Wikimedia/Public Domain

Stories about disruptions in the carbon cycle abound in the news these days. But recently, it occurred to me that I didn’t really know what the carbon cycle was.

A few Google searches later, and I will never again see my fall garden in quite the same way.

It has always seemed a miracle to me that a tiny seed can sprout into a squash vine that takes over my backyard. Well, now I know that during photosynthesis, plants use the sun’s energy to rearrange the carbon from carbon dioxide, and the hydrogen and oxygen in water, into glucose, which they use to grow.

Carbon, I read over and over, is the “building block of life.” All plant and animal tissue is carbon-based.

While growing, plants also put carbon into the soil, where multitudes of tiny other life forms use it to build their tissue. If I leave dead plant matter on the surface of my garden, bacteria will decompose it. Those bacteria will release some carbon, in the form of carbon dioxide, back into the air, but they will also carry some of it down into the soil. When I eat the vegetables I grow, my body, in turn, uses their carbon-based tissues to build its own tissues and also exhales CO2, doing its part in the carbon cycle.

Over millions of years, decayed marine plant and animal life formed carbon-rich natural gas and oil and coal. When we burn these fossil fuels, we suddenly release carbon that has been sequestered for millions of years below ground.

Since 1750, when the Industrial Revolution began, the amount of CO2 in the earth’s atmosphere has increased by over 30 percent. It has been at least 800,000 years since that much CO2 has been present in the air above our planet. Less of the sun’s heat can escape the atmosphere than in the past because it is trapped by those increasing levels of CO2. That is why, over the 136 years that records have been kept, average world temperatures have been climbing. Seventeen of the last 18 years were the hottest.
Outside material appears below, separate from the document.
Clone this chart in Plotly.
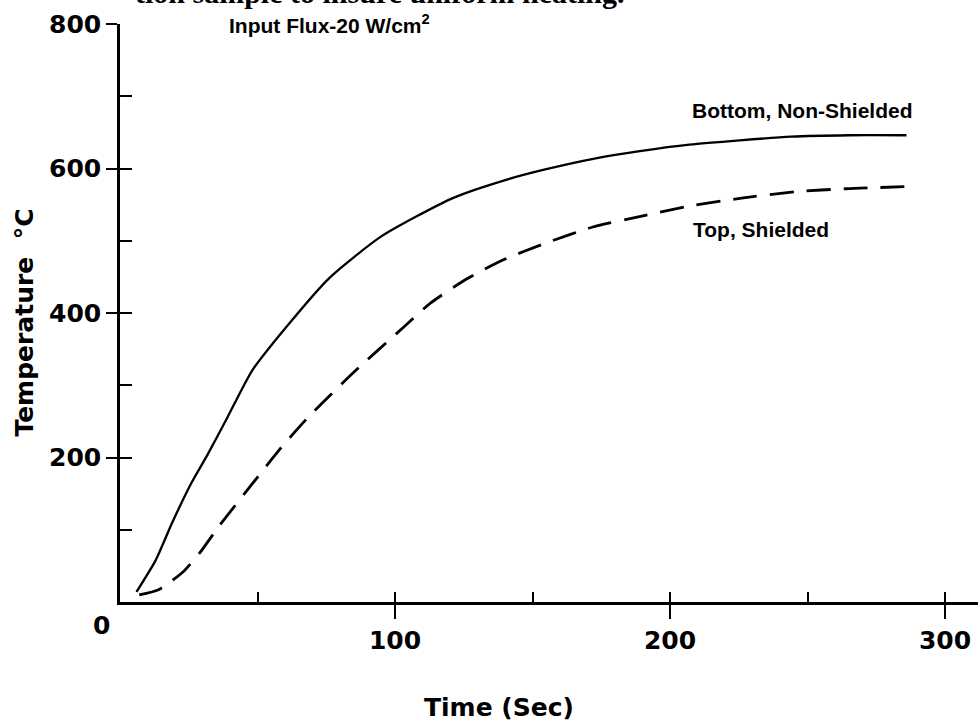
import plotly.graph_objects as go

# Heating curves at an input flux of 20 W/cm^2
time_bottom = [6, 13, 19, 26, 32, 39, 48, 61, 76, 95, 121, 141, 155, 173, 189, 207, 244, 265, 286]
temp_bottom = [14, 58, 110, 165, 205, 255, 320, 383, 448, 506, 559, 585, 599, 614, 624, 633, 644, 646, 646]

time_top = [7, 14, 23, 29, 36, 48, 58, 69, 85, 103, 113, 126, 139, 155, 172, 191, 207, 226, 246, 264, 287]
temp_top = [10, 17, 42, 68, 105, 163, 211, 258, 318, 380, 414, 447, 473, 497, 519, 535, 548, 559, 568, 572, 575]

x_major = [100, 200, 300]
x_major_text = ["100", "200", "300"]
x_all_ticks = [50, 100, 150, 200, 250, 300]
y_major = [200, 400, 600, 800]
y_major_text = ["200", "400", "600", "800"]
y_all_ticks = [100, 200, 300, 400, 500, 600, 700, 800]

x_range = [0, 312]
y_range = [0, 800]

bold_font = dict(family="DejaVu Sans", size=25, color="black", weight="bold")
label_font = dict(family="Liberation Sans", size=21, color="black", weight="bold")

fig = go.Figure()

fig.add_trace(go.Scatter(
    x=time_bottom, y=temp_bottom, mode="lines", name="Bottom, Non-Shielded",
    line=dict(color="black", width=2.3, shape="spline", smoothing=0.6),
))
fig.add_trace(go.Scatter(
    x=time_top, y=temp_top, mode="lines", name="Top, Shielded",
    line=dict(color="black", width=2.8, shape="spline", smoothing=0.6, dash="24px,13px"),
))
# empty trace so the overlay axes (inner tick marks) get drawn
fig.add_trace(go.Scatter(x=[None], y=[None], xaxis="x2", yaxis="y2",
                         showlegend=False, hoverinfo="skip"))

fig.update_layout(
    width=978, height=725,
    margin=dict(l=120, r=0, t=24, b=123),
    paper_bgcolor="white", plot_bgcolor="white",
    showlegend=False,
    xaxis=dict(
        range=x_range, tickmode="array", tickvals=x_major, ticktext=x_major_text,
        ticks="outside", ticklen=14, tickwidth=2, tickcolor="black",
        showline=True, linecolor="black", linewidth=2.5,
        showgrid=False, zeroline=False, tickfont=bold_font, ticklabelstandoff=0,
    ),
    yaxis=dict(
        range=y_range, tickmode="array", tickvals=y_major, ticktext=y_major_text,
        ticks="outside", ticklen=11, tickwidth=2, tickcolor="black",
        showline=True, linecolor="black", linewidth=2.5,
        showgrid=False, zeroline=False, tickfont=bold_font,
    ),
    xaxis2=dict(
        overlaying="x", anchor="y2", range=x_range, tickmode="array", tickvals=x_all_ticks,
        ticks="inside", ticklen=10, tickwidth=2, tickcolor="black",
        showticklabels=False, showline=False, showgrid=False, zeroline=False,
    ),
    yaxis2=dict(
        overlaying="y", anchor="x2", side="left", range=y_range, tickmode="array",
        tickvals=y_all_ticks, ticks="inside", ticklen=12, tickwidth=2, tickcolor="black",
        showticklabels=False, showline=False, showgrid=False, zeroline=False,
    ),
)

annotations = [
    dict(text="0", x=0, y=0, xref="x", yref="y", showarrow=False,
         xshift=-19, yshift=-23, font=bold_font),
    dict(text="Temperature  °C", x=-0.111, y=0.483, xref="paper", yref="paper",
         textangle=-90, showarrow=False, xanchor="center", yanchor="middle", font=bold_font),
    dict(text="Time (Sec)", x=0.4417, y=-0.183, xref="paper", yref="paper",
         showarrow=False, xanchor="center", yanchor="middle", font=bold_font),
    dict(text="Input Flux-20 W/cm<sup>2</sup>", x=0.1247, y=1.0, xref="paper", yref="paper",
         showarrow=False, xanchor="left", yanchor="middle",
         font=dict(family="Liberation Sans", size=21, color="black", weight="bold")),
    dict(text="Bottom, Non-Shielded", x=207.3, y=680, xref="x", yref="y",
         showarrow=False, xanchor="left", yanchor="middle", font=label_font),
    dict(text="Top, Shielded", x=207.6, y=515, xref="x", yref="y",
         showarrow=False, xanchor="left", yanchor="middle", font=label_font),
    # running text of the page above the figure
    dict(text="tion sample to insure uniform heating.", x=0.0152, y=1.0225,
         xref="paper", yref="paper", showarrow=False, xanchor="left", yanchor="bottom",
         font=dict(family="Liberation Serif", size=30, color="black", weight="bold")),
]
fig.update_layout(annotations=annotations)

fig.write_html("out.html")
That is bad news for farmers because excessive heat interferes with crop growth. But with every challenge comes new opportunities. Enter carbon farming, one of the most promising ways to combat climate change. By growing cover crops and refraining from tillage, farmers can cool their soil, expand its water-holding capacity, and improve its fertility while also sequestering carbon in the ground.

Some governments around the world already pay for that service by issuing carbon credits to farmers, who can then sell them to industries that release more than their share of carbon into the atmosphere. It would be good for farmers, not to mention the rest of humanity if our government would do that too.